Biological Chemistry and Molecular Pharmacology
Signal transduction across cell membranes plays a central role in human physiology and disease, yet the mechanistic details underlying transmembrane signaling remain poorly understood. Our research aims to elucidate the molecular basis of membrane protein signaling using techniques including protein engineering, structural biology, and pharmacology. In particular, we are focused on the study of proteins important in human health and disease, including G protein-coupled receptors and other proteins that regulate neurotransmission and metabolic homeostasis.G protein-coupled receptors (GPCRs) are cell-surface receptors that regulate neurotransmission, cardiovascular function, metabolic homeostasis, and many other physiological processes.
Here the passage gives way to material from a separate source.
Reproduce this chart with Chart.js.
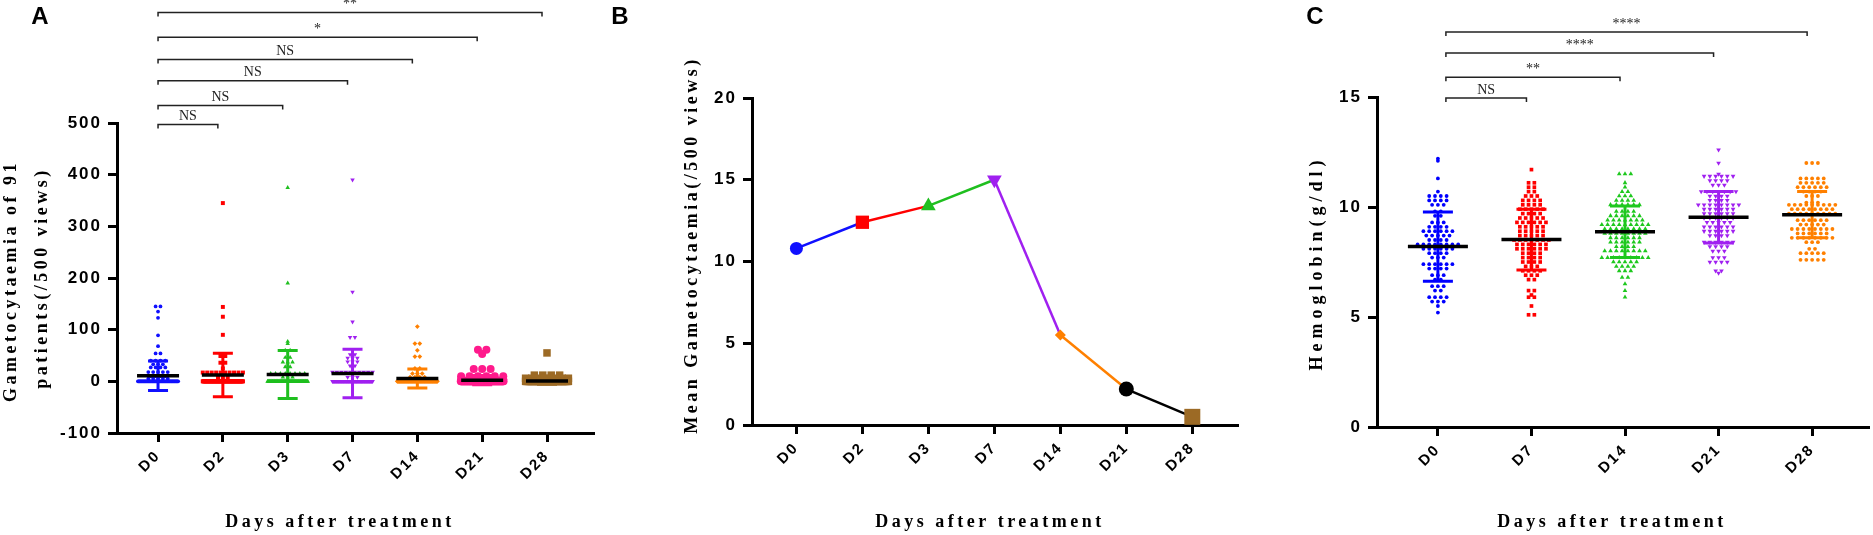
<!DOCTYPE html>
<html>
<head>
<meta charset="utf-8">
<script src="https://cdn.jsdelivr.net/npm/chart.js@4.4.0/dist/chart.umd.min.js"></script>
<style>
  body { margin: 0; background: #fff; }
  #wrap { position: relative; width: 1873px; height: 535px; }
  #wrap canvas { position: absolute; top: 0; }
</style>
</head>
<body>
<div id="wrap">
  <canvas id="chartA" width="600" height="535" style="left:0"></canvas>
  <canvas id="chartB" width="650" height="535" style="left:600px"></canvas>
  <canvas id="chartC" width="623" height="535" style="left:1250px"></canvas>
</div>
<script>
// ---- data ----
const daysGam = ['D0', 'D2', 'D3', 'D7', 'D14', 'D21', 'D28'];
const daysHb  = ['D0', 'D7', 'D14', 'D21', 'D28'];

const yTicksA = [-100, 0, 100, 200, 300, 400, 500];
const yTicksB = [0, 5, 10, 15, 20];
const yTicksC = [0, 5, 10, 15];

// mean gametocytaemia (/500 views) and SD per day
const meanGam = [10.8, 12.4, 13.4, 15.0, 5.5, 2.2, 0.5];
const sdGam   = [28.5, 42, 46.5, 47, 18.5, 9, 6];

// dot rows of panel A: [value, number of dots in the row]
const gamD0  = [[145,2],[135,1],[123,1],[89,1],[68,1],[54,2],[40,4],[33,3],[27,4],[18,5],[10,4],[5,5],[0,58]];
const gamD2  = [[345,1],[144,1],[125,1],[90,1],[49,2],[36,2],[25,1],[17,10],[8,3],[0,69]];
const gamD3  = [[375,1],[190,1],[77,1],[73,1],[60,2],[46,2],[37,3],[28,2],[15,8],[8,3],[0,67]];
const gamD7  = [[390,1],[173,1],[115,1],[85,2],[52,2],[45,3],[38,3],[30,2],[18,10],[8,3],[0,63]];
const gamD14 = [[106,1],[73,2],[60,1],[48,2],[25,2],[15,3],[8,4],[3,3],[0,73]];
const gamD21 = [[61,2],[53,1],[24,3],[10,6],[4,6],[0,73]];
const gamD28 = [[55,1],[12,4],[6,8],[0,78]];

// hemoglobin (g/dl): mean and SD per day
const meanHb = [8.2, 8.52, 8.87, 9.53, 9.65];
const sdHb   = [1.57, 1.38, 1.17, 1.17, 1.05];

// dot rows of panel C: [value, number of dots in the row]
const hbD0  = [[12.2,1],[12.1,1],[11.3,1],[10.7,1],[10.5,4],[10.3,4],[10.1,3],[9.8,2],[9.6,2],[9.3,3],[9.1,4],[8.9,6],[8.7,5],[8.5,4],[8.3,8],[8.1,6],[7.9,4],[7.7,3],[7.4,6],[7.2,4],[6.9,3],[6.7,2],[6.4,3],[6.2,2],[5.9,4],[5.7,3],[5.5,1],[5.2,1]];
const hbD7  = [[11.7,1],[11.1,2],[10.9,2],[10.7,2],[10.5,3],[10.3,4],[10.1,4],[9.9,5],[9.7,4],[9.5,5],[9.3,6],[9.1,5],[8.9,5],[8.7,5],[8.5,7],[8.3,6],[8.1,6],[7.9,4],[7.7,4],[7.5,4],[7.3,3],[7.1,4],[6.9,3],[6.7,2],[6.2,2],[6.0,1],[5.9,2],[5.5,1],[5.1,2]];
const hbD14 = [[11.5,3],[11.1,1],[10.9,1],[10.7,2],[10.5,3],[10.3,4],[10.1,6],[9.8,4],[9.6,6],[9.4,7],[9.2,9],[9.0,8],[8.8,8],[8.6,6],[8.4,6],[8.2,4],[8.0,8],[7.7,9],[7.5,5],[7.3,4],[7.1,3],[6.8,2],[6.5,1],[6.2,1],[5.9,1]];
const hbD21 = [[12.6,1],[12.0,1],[11.5,1],[11.4,6],[11.2,4],[11.0,3],[10.7,7],[10.5,4],[10.3,4],[10.1,8],[9.9,6],[9.7,6],[9.5,6],[9.3,5],[9.1,6],[8.9,6],[8.7,4],[8.4,6],[8.2,4],[8.0,3],[7.7,3],[7.5,4],[7.1,2],[7.0,1]];
const hbD28 = [[12.0,3],[11.3,5],[11.1,5],[10.9,6],[10.7,4],[10.5,3],[10.2,3],[10.1,9],[9.9,8],[9.7,9],[9.4,6],[9.2,5],[9.0,8],[8.8,6],[8.6,8],[8.4,3],[8.1,2],[7.9,5],[7.6,5]];

// significance brackets: [from, to, label] and the height (y value) of each
const bracketsA = [[0,1,'NS'],[0,2,'NS'],[0,3,'NS'],[0,4,'NS'],[0,5,'*'],[0,6,'**']];
const bracketYA = [497, 534, 582, 623, 666, 714];
const bracketsC = [[0,1,'NS'],[0,2,'**'],[0,3,'****'],[0,4,'****']];
const bracketYC = [14.95, 15.9, 17.0, 17.95];

// ---- styles ----
const colGam = ['#1010ff', '#ff0000', '#1fbf1f', '#a020f0', '#ff8000', '#ff1a8c', '#9c6a25'];
const colLine = ['#1010ff', '#ff0000', '#1fbf1f', '#a020f0', '#ff8000', '#000000', '#9c6a25'];
const colHb  = ['#0000ff', '#ff0000', '#1ec81e', '#a020f0', '#ff8000'];

const SANS = 'Liberation Sans';
const SERIF = '"Liberation Serif"';

// spread the dots of each row side by side around the category centre
function swarm(rows, centre, step, maxHalf) {
  const pts = [];
  rows.forEach(([v, n]) => {
    let s = step;
    if (n > 1 && (n - 1) * s / 2 > maxHalf) s = 2 * maxHalf / (n - 1);
    for (let k = 0; k < n; k++) pts.push({ x: centre + (k - (n - 1) / 2) * s, y: v });
  });
  return pts;
}

function xAxis(labels, min, max, height) {
  return {
    type: 'linear', min, max,
    afterBuildTicks: ax => { ax.ticks = labels.map((_, i) => ({ value: i })); },
    afterFit: ax => { ax.height = height; },
    border: { color: '#000', width: 3 },
    grid: { drawOnChartArea: false, tickLength: 9, tickWidth: 3, tickColor: '#000' },
    ticks: {
      autoSkip: false, minRotation: 45, maxRotation: 45, padding: 5, color: '#000',
      font: { family: SANS, weight: 'bold', size: 15 },
      callback: v => labels[v]
    }
  };
}

function yAxis(ticks, width) {
  return {
    type: 'linear', min: ticks[0], max: ticks[ticks.length - 1],
    afterBuildTicks: ax => { ax.ticks = ticks.map(v => ({ value: v })); },
    afterFit: ax => { ax.width = width; },
    border: { color: '#000', width: 3 },
    grid: { drawOnChartArea: false, tickLength: 9, tickWidth: 3, tickColor: '#000' },
    ticks: { padding: 6, color: '#000', font: { family: SANS, weight: 'bold', size: 17 } }
  };
}

// letter spacing of the tick labels (set before measuring and before drawing)
const spacing = {
  id: 'spacing',
  beforeLayout(chart) { chart.ctx.letterSpacing = '2px'; },
  beforeDraw(chart) { chart.ctx.letterSpacing = '2px'; }
};

// axis titles and panel letters
function texts(items) {
  return {
    id: 'texts',
    afterDraw(chart) {
      const ctx = chart.ctx;
      items.forEach(t => {
        ctx.save();
        ctx.font = t.font;
        ctx.letterSpacing = t.sp || '0px';
        ctx.fillStyle = '#000';
        ctx.textAlign = 'center';
        ctx.textBaseline = 'middle';
        ctx.translate(t.x, t.y);
        if (t.rot) ctx.rotate(t.rot);
        ctx.fillText(t.text, 0, 0);
        ctx.restore();
      });
    }
  };
}

// mean line (black) with SD error bars (group colour)
function meanSd(means, sds, colors, capHalf, meanHalf) {
  return {
    id: 'meanSd',
    afterDatasetsDraw(chart) {
      const { ctx, scales: { x, y } } = chart;
      ctx.save();
      means.forEach((m, i) => {
        const px = x.getPixelForValue(i);
        const top = y.getPixelForValue(m + sds[i]);
        const bot = y.getPixelForValue(m - sds[i]);
        ctx.strokeStyle = colors[i];
        ctx.lineWidth = 3;
        ctx.beginPath();
        ctx.moveTo(px, top); ctx.lineTo(px, bot);
        ctx.moveTo(px - capHalf, top); ctx.lineTo(px + capHalf, top);
        ctx.moveTo(px - capHalf, bot); ctx.lineTo(px + capHalf, bot);
        ctx.stroke();
        const pm = y.getPixelForValue(m);
        ctx.strokeStyle = '#000';
        ctx.lineWidth = 3.5;
        ctx.beginPath();
        ctx.moveTo(px - meanHalf, pm); ctx.lineTo(px + meanHalf, pm);
        ctx.stroke();
      });
      ctx.restore();
    }
  };
}

// comparison brackets above the plot
function brackets(pairs, heights, insetL, insetR) {
  return {
    id: 'brackets',
    afterDraw(chart) {
      const { ctx, scales: { x, y } } = chart;
      ctx.save();
      ctx.strokeStyle = '#222';
      ctx.fillStyle = '#222';
      ctx.lineWidth = 1.5;
      ctx.letterSpacing = '0px';
      ctx.font = '14px ' + SERIF;
      ctx.textAlign = 'center';
      ctx.textBaseline = 'middle';
      pairs.forEach(([a, b, label], k) => {
        const x0 = x.getPixelForValue(a) + insetL;
        const x1 = x.getPixelForValue(b) - insetR;
        const py = y.getPixelForValue(heights[k]);
        ctx.beginPath();
        ctx.moveTo(x0, py + 4); ctx.lineTo(x0, py); ctx.lineTo(x1, py); ctx.lineTo(x1, py + 4);
        ctx.stroke();
        ctx.fillText(label, (x0 + x1) / 2, py - 8);
      });
      ctx.restore();
    }
  };
}

function baseOptions(padding, scales) {
  return {
    responsive: false,
    animation: false,
    layout: { padding },
    plugins: { legend: { display: false }, tooltip: { enabled: false } },
    scales
  };
}

// ---- A: gametocytaemia dot plot ----
const rowsA = [gamD0, gamD2, gamD3, gamD7, gamD14, gamD21, gamD28];
const markA = [
  { style: 'circle', r: 1.9, rot: 0, step: 0.075, half: 0.31 },
  { style: 'rect', r: 2.8, rot: 0, step: 0.075, half: 0.31 },
  { style: 'triangle', r: 2.6, rot: 0, step: 0.075, half: 0.31 },
  { style: 'triangle', r: 2.6, rot: 180, step: 0.075, half: 0.31 },
  { style: 'rectRot', r: 2.4, rot: 0, step: 0.075, half: 0.31 },
  { style: 'circle', r: 4, rot: 0, step: 0.13, half: 0.33 },
  { style: 'rect', r: 5.3, rot: 0, step: 0.13, half: 0.33 }
];

new Chart(document.getElementById('chartA'), {
  type: 'scatter',
  data: {
    datasets: rowsA.map((rows, i) => ({
      data: swarm(rows, i, markA[i].step, markA[i].half),
      pointStyle: markA[i].style,
      pointRotation: markA[i].rot,
      pointRadius: markA[i].r,
      pointBorderWidth: 0,
      pointBackgroundColor: colGam[i]
    }))
  },
  options: baseOptions({ top: 123, right: 6, bottom: 0, left: 0 }, {
    x: xAxis(daysGam, -0.633, 6.725, 102),
    y: yAxis(yTicksA, 117)
  }),
  plugins: [
    spacing,
    meanSd(meanGam, sdGam, colGam, 10, 21),
    brackets(bracketsA, bracketYA, 0, 5),
    texts([
      { text: 'A', x: 40, y: 17, font: 'bold 24px ' + SANS },
      { text: 'Days after treatment', x: 340, y: 522, font: 'bold 18px ' + SERIF, sp: '3.5px' },
      { text: 'Gametocytaemia of 91', x: 11, y: 281, rot: -Math.PI / 2, font: 'bold 18px ' + SERIF, sp: '3.5px' },
      { text: 'patients(/500 views)', x: 42, y: 278, rot: -Math.PI / 2, font: 'bold 18px ' + SERIF, sp: '3.5px' }
    ])
  ]
});

// ---- B: mean gametocytaemia over time ----
new Chart(document.getElementById('chartB'), {
  type: 'scatter',
  data: {
    datasets: [{
      data: meanGam.map((v, i) => ({ x: i, y: v })),
      showLine: true,
      borderWidth: 2.5,
      tension: 0,
      clip: false,
      segment: { borderColor: c => colLine[c.p0DataIndex] },
      pointStyle: ['circle', 'rect', 'triangle', 'triangle', 'rectRot', 'circle', 'rect'],
      pointRotation: [0, 0, 0, 180, 0, 0, 0],
      pointRadius: [6.5, 9.4, 8.5, 8.5, 5.5, 7.5, 11.3],
      pointBorderWidth: 0,
      pointBackgroundColor: colLine
    }]
  },
  options: baseOptions({ top: 98, right: 5, bottom: 0, left: 0 }, {
    x: xAxis(daysGam, -0.673, 6.703, 110),
    y: yAxis(yTicksB, 152)
  }),
  plugins: [
    spacing,
    texts([
      { text: 'B', x: 20, y: 17, font: 'bold 24px ' + SANS },
      { text: 'Days after treatment', x: 390, y: 522, font: 'bold 18px ' + SERIF, sp: '3.5px' },
      { text: 'Mean Gametocytaemia(/500 views)', x: 92, y: 245, rot: -Math.PI / 2, font: 'bold 18px ' + SERIF, sp: '3.5px' }
    ])
  ]
});

// ---- C: hemoglobin dot plot ----
const rowsC = [hbD0, hbD7, hbD14, hbD21, hbD28];
const markC = [
  { style: 'circle', r: 1.9, rot: 0 },
  { style: 'rect', r: 2.6, rot: 0 },
  { style: 'triangle', r: 2.7, rot: 0 },
  { style: 'triangle', r: 2.7, rot: 180 },
  { style: 'circle', r: 1.9, rot: 0 }
];

new Chart(document.getElementById('chartC'), {
  type: 'scatter',
  data: {
    datasets: rowsC.map((rows, i) => ({
      data: swarm(rows, i, 0.062, 0.35),
      pointStyle: markC[i].style,
      pointRotation: markC[i].rot,
      pointRadius: markC[i].r,
      pointBorderWidth: 0,
      pointBackgroundColor: colHb[i]
    }))
  },
  options: baseOptions({ top: 97, right: 3, bottom: 0, left: 0 }, {
    x: xAxis(daysHb, -0.651, 4.608, 108),
    y: yAxis(yTicksC, 127)
  }),
  plugins: [
    spacing,
    meanSd(meanHb, sdHb, colHb, 15, 30),
    brackets(bracketsC, bracketYC, 8, 5),
    texts([
      { text: 'C', x: 65, y: 17, font: 'bold 24px ' + SANS },
      { text: 'Days after treatment', x: 362, y: 522, font: 'bold 18px ' + SERIF, sp: '3.5px' },
      { text: 'Hemoglobin(g/dl)', x: 67, y: 263, rot: -Math.PI / 2, font: 'bold 18px ' + SERIF, sp: '5px' }
    ])
  ]
});
</script>
</body>
</html>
Due to their central role in human physiology, these receptors are among the most important targets of therapeutic drugs, and are they among the most extensively studied proteins. To better understand GPCR signal transduction at a molecular level, we are using structural biology and biophysical methods to study model GPCRs such as muscarinic acetylcholine receptors. In addition, we are using new approaches in combinatorial biology to facilitate structural studies and to create protein ligands of GPCRs.We are also interested in signal transduction pathways that remain less extensively studied than GPCRs, particularly receptors involved in the regulation of human metabolic homeostasis. In the long term, we hope to leverage our understanding of molecular signal transduction to guide the development of new and better therapeutics that modulate these pathways.
Our research aims to elucidate the molecular basis of membrane protein signaling using techniques including protein engineering, structural biology, and pharmacology.